▶ **Given problem**
Please retype the data in full and exactly; the pictures are not part of the copy.

>>>

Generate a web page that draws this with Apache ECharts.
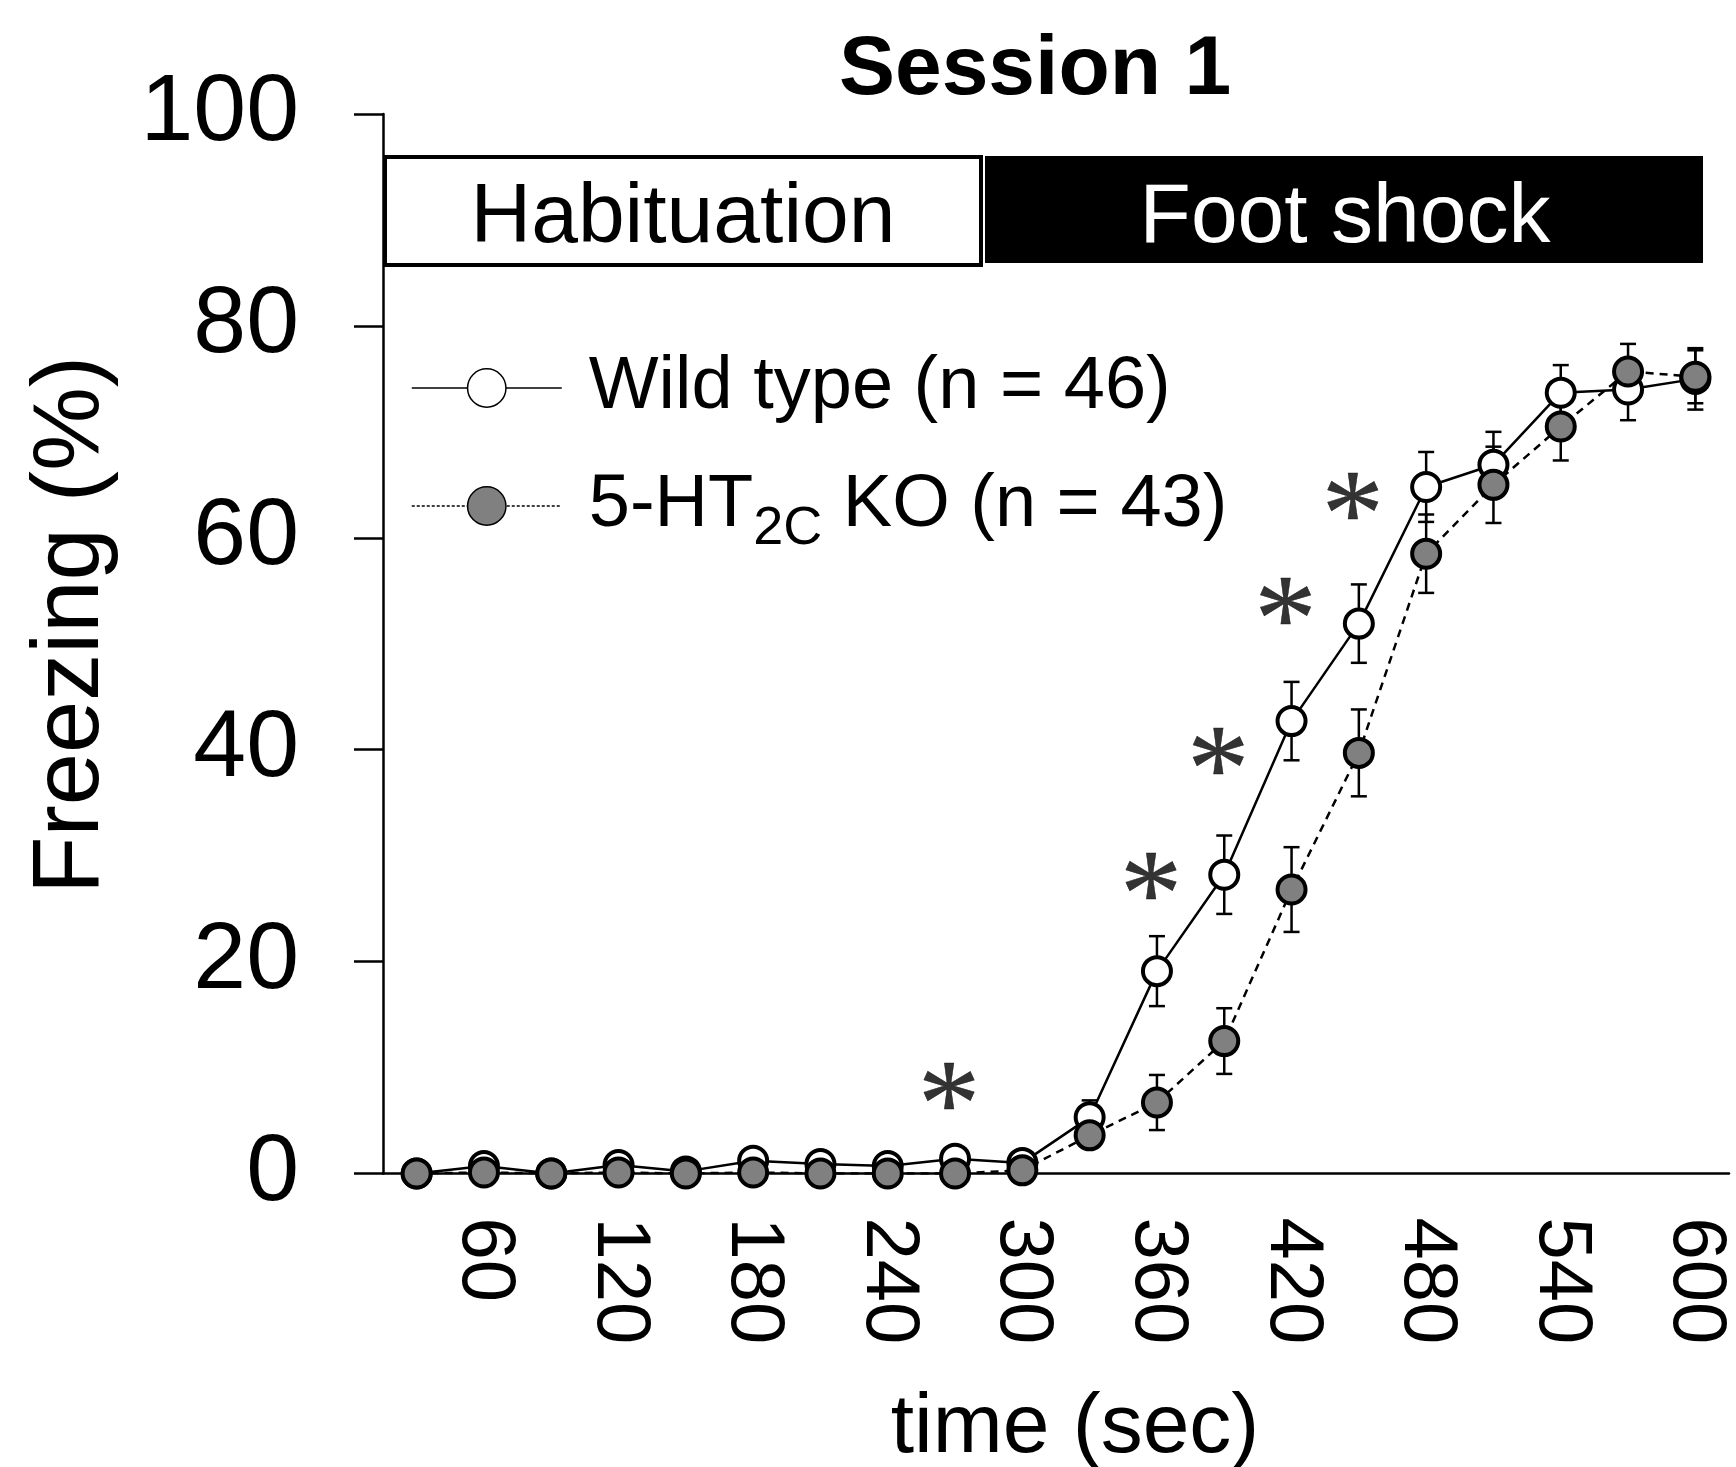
<!DOCTYPE html>
<html><head><meta charset="utf-8">
<script src="https://cdn.jsdelivr.net/npm/echarts@6/dist/echarts.min.js"></script>
<style>html,body{margin:0;padding:0;background:#fff}#c{width:1736px;height:1467px}</style>
</head><body><div id="c"></div>
<script>
const categories = ['30','60','90','120','150','180','210','240','270','300','330','360','390','420','450','480','510','540','570','600'];
const wildType    = [0, 0.7, 0, 0.8, 0.2, 1.2, 0.9, 0.7, 1.4, 1.0, 5.3, 19.1, 28.2, 42.7, 51.9, 64.8, 66.9, 73.7, 74.0, 75.0];
const wildTypeSem = [0, 0.5, 0, 0.5, 0.2, 0.6, 0.5, 0.4, 0.7, 0.5, 1.6, 3.3, 3.7, 3.7, 3.7, 3.3, 3.1, 2.6, 2.9, 2.9];
const ko          = [0, 0.1, 0, 0.1, 0, 0.1, 0, 0, 0, 0.3, 3.6, 6.7, 12.5, 26.8, 39.7, 58.5, 65.0, 70.5, 75.7, 75.2];
const koSem       = [0, 0.2, 0, 0.1, 0, 0.1, 0, 0, 0, 0.3, 0.9, 2.6, 3.1, 4.0, 4.1, 3.7, 3.6, 3.2, 2.6, 2.5];
const sigTimes    = ['270', '360', '390', '420', '450'];
const sigHeights  = [8.1, 27.9, 39.7, 53.8, 63.7];
const wtName = 'Wild type (n = 46)';
const koName = '5-HT2C KO (n = 43)';

const FONT = '"Liberation Sans", Arial, Helvetica, sans-serif';
const chart = echarts.init(document.getElementById('c'), null, {renderer: 'canvas'});

function errRender(params, api) {
  const i = api.value(0), m = api.value(1), e = api.value(2);
  const top = api.coord([i, m + e]);
  const bot = api.coord([i, m - e]);
  const w = 8;
  const st = {stroke: '#000', lineWidth: 2.5};
  return {type: 'group', children: [
    {type: 'line', shape: {x1: top[0], y1: top[1], x2: bot[0], y2: bot[1]}, style: st},
    {type: 'line', shape: {x1: top[0] - w, y1: top[1], x2: top[0] + w, y2: top[1]}, style: st},
    {type: 'line', shape: {x1: bot[0] - w, y1: bot[1], x2: bot[0] + w, y2: bot[1]}, style: st}
  ]};
}

const option = {
  backgroundColor: '#fff',
  animation: false,
  grid: {left: 383, top: 114, right: 7, bottom: 293.5, containLabel: false},
  xAxis: {
    type: 'category', data: categories, boundaryGap: true,
    axisLine: {lineStyle: {color: '#000', width: 2.5}},
    axisTick: {interval: 0, length: 22, lineStyle: {color: '#000', width: 2.5}},
    axisLabel: {interval: (i) => i % 2 === 1, rotate: -90, margin: 44, fontSize: 76, color: '#000', fontFamily: FONT},
    splitLine: {show: false}
  },
  yAxis: {
    type: 'value', min: 0, max: 100, interval: 20,
    axisLine: {show: true, lineStyle: {color: '#000', width: 2.5}},
    axisTick: {show: true, length: 29, lineStyle: {color: '#000', width: 2.5}},
    axisLabel: {margin: 84, fontSize: 95, color: '#000', fontFamily: FONT},
    splitLine: {show: false}
  },
  legend: [
    {data: [wtName], left: 406, top: 333, orient: 'vertical', itemWidth: 150, itemHeight: 48, selectedMode: false,
     textStyle: {fontSize: 74, color: '#000', fontFamily: FONT, lineHeight: 100, padding: [0, 0, 0, 22]},
     itemStyle: {borderWidth: 1.5}, lineStyle: {width: 1.5}},
    {data: [koName], left: 406, top: 451, orient: 'vertical', itemWidth: 150, itemHeight: 48, selectedMode: false,
     formatter: () => '5-HT{sub|2C} KO (n = 43)',
     textStyle: {fontSize: 74, color: '#000', fontFamily: FONT, lineHeight: 100, padding: [0, 0, 0, 22],
       rich: {sub: {fontSize: 54, fontFamily: FONT, color: '#000', verticalAlign: 'bottom', lineHeight: 54}}},
     itemStyle: {borderWidth: 1.5}, lineStyle: {width: 1.5, type: [3, 2]}}
  ],
  graphic: [
    {type: 'rect', shape: {x: 385, y: 157, width: 596, height: 108}, style: {fill: '#fff', stroke: '#000', lineWidth: 4}},
    {type: 'text', x: 683, y: 219, style: {text: 'Habituation', fill: '#000', font: '84px ' + FONT, align: 'center', verticalAlign: 'middle'}},
    {type: 'rect', shape: {x: 985, y: 156, width: 718, height: 107}, style: {fill: '#000'}},
    {type: 'text', x: 1345, y: 219, style: {text: 'Foot shock', fill: '#fff', font: '84px ' + FONT, align: 'center', verticalAlign: 'middle'}},
    {type: 'text', x: 1035, y: 71, style: {text: 'Session 1', fill: '#000', font: 'bold 84px ' + FONT, align: 'center', verticalAlign: 'middle'}},
    {type: 'text', x: 1075, y: 1429, style: {text: 'time (sec)', fill: '#000', font: '84px ' + FONT, align: 'center', verticalAlign: 'middle'}},
    {type: 'text', x: 72, y: 625, rotation: Math.PI / 2, style: {text: 'Freezing (%)', fill: '#000', font: '94px ' + FONT, align: 'center', verticalAlign: 'middle'}}
  ],
  series: [
    {type: 'custom', name: 'wtErr', renderItem: errRender, z: 1, silent: true,
     encode: {x: 0, y: 1}, data: categories.map((c, i) => [i, wildType[i], wildTypeSem[i]])},
    {type: 'custom', name: 'koErr', renderItem: errRender, z: 1, silent: true,
     encode: {x: 0, y: 1}, data: categories.map((c, i) => [i, ko[i], koSem[i]])},
    {type: 'line', name: wtName, data: wildType, z: 2, symbol: 'circle', symbolSize: 28,
     lineStyle: {color: '#000', width: 2.5, type: 'solid'},
     itemStyle: {color: '#fff', borderColor: '#000', borderWidth: 4}},
    {type: 'line', name: koName, data: ko, z: 3, symbol: 'circle', symbolSize: 28,
     lineStyle: {color: '#000', width: 2.5, type: [8, 6]},
     itemStyle: {color: '#808080', borderColor: '#000', borderWidth: 4}},
    {type: 'scatter', name: 'sig', z: 4, symbolSize: 1, itemStyle: {color: 'transparent'}, silent: true,
     data: sigTimes.map((t, i) => [t, sigHeights[i]]),
     label: {show: true, position: 'inside', formatter: '*', fontSize: 125, fontFamily: '"Liberation Serif", "Times New Roman", serif',
       color: '#000', textBorderColor: '#000', textBorderWidth: 0.5, offset: [-6, 24]}}
  ]
};
chart.setOption(option);
</script>
</body></html>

<<<

▶ **Completed task**
Generate a web page that draws this with Apache ECharts.
<!DOCTYPE html>
<html><head><meta charset="utf-8">
<script src="https://cdn.jsdelivr.net/npm/echarts@6/dist/echarts.min.js"></script>
<style>html,body{margin:0;padding:0;background:#fff}#c{width:1736px;height:1467px}</style>
</head><body><div id="c"></div>
<script>
const categories = ['30','60','90','120','150','180','210','240','270','300','330','360','390','420','450','480','510','540','570','600'];
const wildType    = [0, 0.7, 0, 0.8, 0.2, 1.2, 0.9, 0.7, 1.4, 1.0, 5.3, 19.1, 28.2, 42.7, 51.9, 64.8, 66.9, 73.7, 74.0, 75.0];
const wildTypeSem = [0, 0.5, 0, 0.5, 0.2, 0.6, 0.5, 0.4, 0.7, 0.5, 1.6, 3.3, 3.7, 3.7, 3.7, 3.3, 3.1, 2.6, 2.9, 2.9];
const ko          = [0, 0.1, 0, 0.1, 0, 0.1, 0, 0, 0, 0.3, 3.6, 6.7, 12.5, 26.8, 39.7, 58.5, 65.0, 70.5, 75.7, 75.2];
const koSem       = [0, 0.2, 0, 0.1, 0, 0.1, 0, 0, 0, 0.3, 0.9, 2.6, 3.1, 4.0, 4.1, 3.7, 3.6, 3.2, 2.6, 2.5];
const sigTimes    = ['270', '360', '390', '420', '450'];
const sigHeights  = [8.1, 27.9, 39.7, 53.8, 63.7];
const wtName = 'Wild type (n = 46)';
const koName = '5-HT2C KO (n = 43)';

const FONT = '"Liberation Sans", Arial, Helvetica, sans-serif';
const chart = echarts.init(document.getElementById('c'), null, {renderer: 'canvas'});

function errRender(params, api) {
  const i = api.value(0), m = api.value(1), e = api.value(2);
  const top = api.coord([i, m + e]);
  const bot = api.coord([i, m - e]);
  const w = 8;
  const st = {stroke: '#000', lineWidth: 2.5};
  return {type: 'group', children: [
    {type: 'line', shape: {x1: top[0], y1: top[1], x2: bot[0], y2: bot[1]}, style: st},
    {type: 'line', shape: {x1: top[0] - w, y1: top[1], x2: top[0] + w, y2: top[1]}, style: st},
    {type: 'line', shape: {x1: bot[0] - w, y1: bot[1], x2: bot[0] + w, y2: bot[1]}, style: st}
  ]};
}

const option = {
  backgroundColor: '#fff',
  animation: false,
  grid: {left: 383, top: 114, right: 7, bottom: 293.5, containLabel: false},
  xAxis: {
    type: 'category', data: categories, boundaryGap: true,
    axisLine: {lineStyle: {color: '#000', width: 2.5}},
    axisTick: {interval: 0, length: 22, lineStyle: {color: '#000', width: 2.5}},
    axisLabel: {interval: (i) => i % 2 === 1, rotate: -90, margin: 44, fontSize: 76, color: '#000', fontFamily: FONT},
    splitLine: {show: false}
  },
  yAxis: {
    type: 'value', min: 0, max: 100, interval: 20,
    axisLine: {show: true, lineStyle: {color: '#000', width: 2.5}},
    axisTick: {show: true, length: 29, lineStyle: {color: '#000', width: 2.5}},
    axisLabel: {margin: 84, fontSize: 95, color: '#000', fontFamily: FONT},
    splitLine: {show: false}
  },
  legend: [
    {data: [wtName], left: 406, top: 333, orient: 'vertical', itemWidth: 150, itemHeight: 48, selectedMode: false,
     textStyle: {fontSize: 74, color: '#000', fontFamily: FONT, lineHeight: 100, padding: [0, 0, 0, 22]},
     itemStyle: {borderWidth: 1.5}, lineStyle: {width: 1.5}},
    {data: [koName], left: 406, top: 451, orient: 'vertical', itemWidth: 150, itemHeight: 48, selectedMode: false,
     formatter: () => '5-HT{sub|2C} KO (n = 43)',
     textStyle: {fontSize: 74, color: '#000', fontFamily: FONT, lineHeight: 100, padding: [0, 0, 0, 22],
       rich: {sub: {fontSize: 54, fontFamily: FONT, color: '#000', verticalAlign: 'bottom', lineHeight: 54}}},
     itemStyle: {borderWidth: 1.5}, lineStyle: {width: 1.5, type: [3, 2]}}
  ],
  graphic: [
    {type: 'rect', shape: {x: 385, y: 157, width: 596, height: 108}, style: {fill: '#fff', stroke: '#000', lineWidth: 4}},
    {type: 'text', x: 683, y: 219, style: {text: 'Habituation', fill: '#000', font: '84px ' + FONT, align: 'center', verticalAlign: 'middle'}},
    {type: 'rect', shape: {x: 985, y: 156, width: 718, height: 107}, style: {fill: '#000'}},
    {type: 'text', x: 1345, y: 219, style: {text: 'Foot shock', fill: '#fff', font: '84px ' + FONT, align: 'center', verticalAlign: 'middle'}},
    {type: 'text', x: 1035, y: 71, style: {text: 'Session 1', fill: '#000', font: 'bold 84px ' + FONT, align: 'center', verticalAlign: 'middle'}},
    {type: 'text', x: 1075, y: 1429, style: {text: 'time (sec)', fill: '#000', font: '84px ' + FONT, align: 'center', verticalAlign: 'middle'}},
    {type: 'text', x: 72, y: 625, rotation: Math.PI / 2, style: {text: 'Freezing (%)', fill: '#000', font: '94px ' + FONT, align: 'center', verticalAlign: 'middle'}}
  ],
  series: [
    {type: 'custom', name: 'wtErr', renderItem: errRender, z: 1, silent: true,
     encode: {x: 0, y: 1}, data: categories.map((c, i) => [i, wildType[i], wildTypeSem[i]])},
    {type: 'custom', name: 'koErr', renderItem: errRender, z: 1, silent: true,
     encode: {x: 0, y: 1}, data: categories.map((c, i) => [i, ko[i], koSem[i]])},
    {type: 'line', name: wtName, data: wildType, z: 2, symbol: 'circle', symbolSize: 28,
     lineStyle: {color: '#000', width: 2.5, type: 'solid'},
     itemStyle: {color: '#fff', borderColor: '#000', borderWidth: 4}},
    {type: 'line', name: koName, data: ko, z: 3, symbol: 'circle', symbolSize: 28,
     lineStyle: {color: '#000', width: 2.5, type: [8, 6]},
     itemStyle: {color: '#808080', borderColor: '#000', borderWidth: 4}},
    {type: 'scatter', name: 'sig', z: 4, symbolSize: 1, itemStyle: {color: 'transparent'}, silent: true,
     data: sigTimes.map((t, i) => [t, sigHeights[i]]),
     label: {show: true, position: 'inside', formatter: '*', fontSize: 125, fontFamily: '"Liberation Serif", "Times New Roman", serif',
       color: '#000', textBorderColor: '#000', textBorderWidth: 0.5, offset: [-6, 24]}}
  ]
};
chart.setOption(option);
</script>
</body></html>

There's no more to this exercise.